— START Information supplied —
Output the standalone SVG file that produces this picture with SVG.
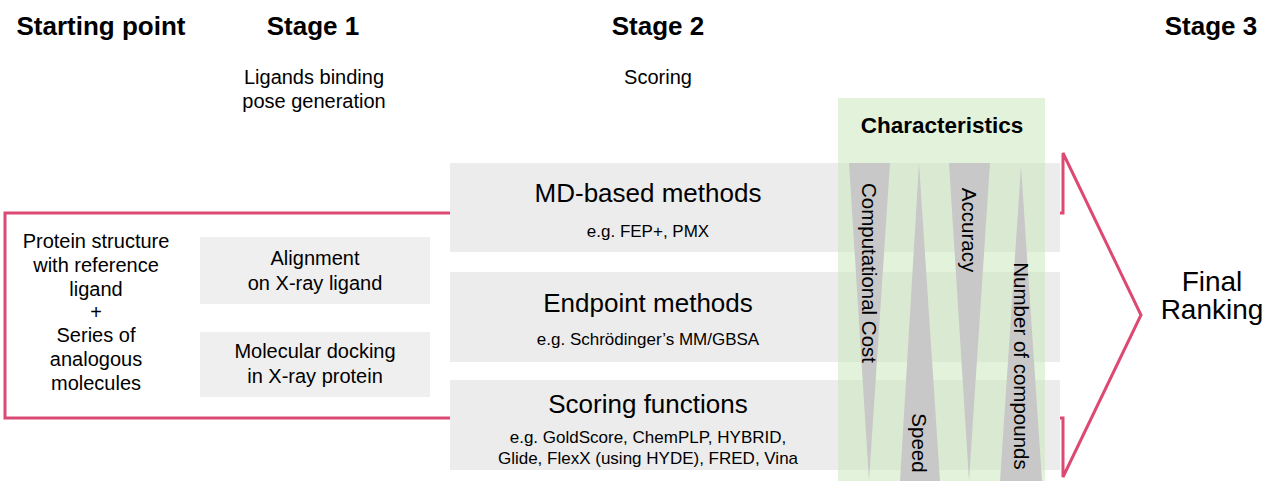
<svg xmlns="http://www.w3.org/2000/svg" width="1264" height="481" viewBox="0 0 1264 481">
<style>
text{font-family:"Liberation Sans",Arial,sans-serif;fill:#000;text-anchor:middle}
.h{font-weight:bold;font-size:26px}
.sub{font-size:20px}
.box{fill:#ececec}
.b1{fill:#efefef}
.big{font-size:26px}
.eg{font-size:17px}
.tri{fill:#c8c8c8}
.vt{font-size:20.5px}
</style>
<g id="connectors">
<path d="M1063,213 H5 V418 H1063 V477 L1141,315 L1063,153 Z" fill="none" stroke="#dc4a73" stroke-width="3" stroke-linejoin="miter"/>
</g>
<g id="headers">
<text class="h" x="101" y="35">Starting point</text>
<text class="h" x="313" y="35">Stage 1</text>
<text class="h" x="658" y="35">Stage 2</text>
<text class="h" x="1211" y="35">Stage 3</text>
<text class="sub" x="314" y="84">Ligands binding</text>
<text class="sub" x="314" y="108">pose generation</text>
<text class="sub" x="658" y="84">Scoring</text>
</g>
<g id="start">
<text class="sub" x="96" y="248">Protein structure</text>
<text class="sub" x="96" y="272">with reference</text>
<text class="sub" x="96" y="296">ligand</text>
<text class="sub" x="96" y="319">+</text>
<text class="sub" x="96" y="342">Series of</text>
<text class="sub" x="96" y="366">analogous</text>
<text class="sub" x="96" y="390">molecules</text>
</g>
<g id="alignment">
<rect class="b1" x="200" y="237" width="230" height="67"/>
<text class="sub" x="315" y="265">Alignment</text>
<text class="sub" x="315" y="290">on X-ray ligand</text>
</g>
<g id="docking">
<rect class="b1" x="200" y="332" width="230" height="65"/>
<text class="sub" x="315" y="358">Molecular docking</text>
<text class="sub" x="315" y="383">in X-ray protein</text>
</g>
<g id="md">
<rect class="box" x="450" y="163" width="610" height="89"/>
<text class="big" x="648" y="202">MD-based methods</text>
<text class="eg" x="648" y="237">e.g. FEP+, PMX</text>
</g>
<g id="endpoint">
<rect class="box" x="450" y="272" width="610" height="90"/>
<text class="big" x="648" y="312">Endpoint methods</text>
<text class="eg" x="648" y="345">e.g. Schrödinger’s MM/GBSA</text>
</g>
<g id="scoring">
<rect class="box" x="450" y="380" width="610" height="90"/>
<text class="big" x="648" y="413">Scoring functions</text>
<text class="eg" x="648" y="443">e.g. GoldScore, ChemPLP, HYBRID,</text>
<text class="eg" x="648" y="464">Glide, FlexX (using HYDE), FRED, Vina</text>
</g>
<g id="characteristics">
<rect x="838" y="98" width="207" height="383" fill="#c8e6b8" opacity="0.5"/>
<text x="942" y="133" style="font-weight:bold;font-size:22.5px">Characteristics</text>
<polygon class="tri" points="849,163 890,163 869,481"/>
<polygon class="tri" points="919,163 940,481 900,481"/>
<polygon class="tri" points="949,163 990,163 969,481"/>
<polygon class="tri" points="1021,166 1042,481 1000,481"/>
<text class="vt" transform="translate(869,273) rotate(90)" dy="7">Computational Cost</text>
<text class="vt" transform="translate(919,443) rotate(90)" dy="7">Speed</text>
<text class="vt" transform="translate(969,230) rotate(90)" dy="7">Accuracy</text>
<text class="vt" transform="translate(1021,366) rotate(90)" dy="7">Number of compounds</text>
</g>
<g id="final">
<text x="1212" y="291" style="font-size:28px">Final</text>
<text x="1212" y="319" style="font-size:28px">Ranking</text>
</g>
</svg>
— END Information supplied —
Instructions to follow:
Quote the data above in full, leaving out the pictures it holds.

The output:
Output the standalone SVG file that produces this picture with SVG.
<svg xmlns="http://www.w3.org/2000/svg" width="1264" height="481" viewBox="0 0 1264 481">
<style>
text{font-family:"Liberation Sans",Arial,sans-serif;fill:#000;text-anchor:middle}
.h{font-weight:bold;font-size:26px}
.sub{font-size:20px}
.box{fill:#ececec}
.b1{fill:#efefef}
.big{font-size:26px}
.eg{font-size:17px}
.tri{fill:#c8c8c8}
.vt{font-size:20.5px}
</style>
<g id="connectors">
<path d="M1063,213 H5 V418 H1063 V477 L1141,315 L1063,153 Z" fill="none" stroke="#dc4a73" stroke-width="3" stroke-linejoin="miter"/>
</g>
<g id="headers">
<text class="h" x="101" y="35">Starting point</text>
<text class="h" x="313" y="35">Stage 1</text>
<text class="h" x="658" y="35">Stage 2</text>
<text class="h" x="1211" y="35">Stage 3</text>
<text class="sub" x="314" y="84">Ligands binding</text>
<text class="sub" x="314" y="108">pose generation</text>
<text class="sub" x="658" y="84">Scoring</text>
</g>
<g id="start">
<text class="sub" x="96" y="248">Protein structure</text>
<text class="sub" x="96" y="272">with reference</text>
<text class="sub" x="96" y="296">ligand</text>
<text class="sub" x="96" y="319">+</text>
<text class="sub" x="96" y="342">Series of</text>
<text class="sub" x="96" y="366">analogous</text>
<text class="sub" x="96" y="390">molecules</text>
</g>
<g id="alignment">
<rect class="b1" x="200" y="237" width="230" height="67"/>
<text class="sub" x="315" y="265">Alignment</text>
<text class="sub" x="315" y="290">on X-ray ligand</text>
</g>
<g id="docking">
<rect class="b1" x="200" y="332" width="230" height="65"/>
<text class="sub" x="315" y="358">Molecular docking</text>
<text class="sub" x="315" y="383">in X-ray protein</text>
</g>
<g id="md">
<rect class="box" x="450" y="163" width="610" height="89"/>
<text class="big" x="648" y="202">MD-based methods</text>
<text class="eg" x="648" y="237">e.g. FEP+, PMX</text>
</g>
<g id="endpoint">
<rect class="box" x="450" y="272" width="610" height="90"/>
<text class="big" x="648" y="312">Endpoint methods</text>
<text class="eg" x="648" y="345">e.g. Schrödinger’s MM/GBSA</text>
</g>
<g id="scoring">
<rect class="box" x="450" y="380" width="610" height="90"/>
<text class="big" x="648" y="413">Scoring functions</text>
<text class="eg" x="648" y="443">e.g. GoldScore, ChemPLP, HYBRID,</text>
<text class="eg" x="648" y="464">Glide, FlexX (using HYDE), FRED, Vina</text>
</g>
<g id="characteristics">
<rect x="838" y="98" width="207" height="383" fill="#c8e6b8" opacity="0.5"/>
<text x="942" y="133" style="font-weight:bold;font-size:22.5px">Characteristics</text>
<polygon class="tri" points="849,163 890,163 869,481"/>
<polygon class="tri" points="919,163 940,481 900,481"/>
<polygon class="tri" points="949,163 990,163 969,481"/>
<polygon class="tri" points="1021,166 1042,481 1000,481"/>
<text class="vt" transform="translate(869,273) rotate(90)" dy="7">Computational Cost</text>
<text class="vt" transform="translate(919,443) rotate(90)" dy="7">Speed</text>
<text class="vt" transform="translate(969,230) rotate(90)" dy="7">Accuracy</text>
<text class="vt" transform="translate(1021,366) rotate(90)" dy="7">Number of compounds</text>
</g>
<g id="final">
<text x="1212" y="291" style="font-size:28px">Final</text>
<text x="1212" y="319" style="font-size:28px">Ranking</text>
</g>
</svg>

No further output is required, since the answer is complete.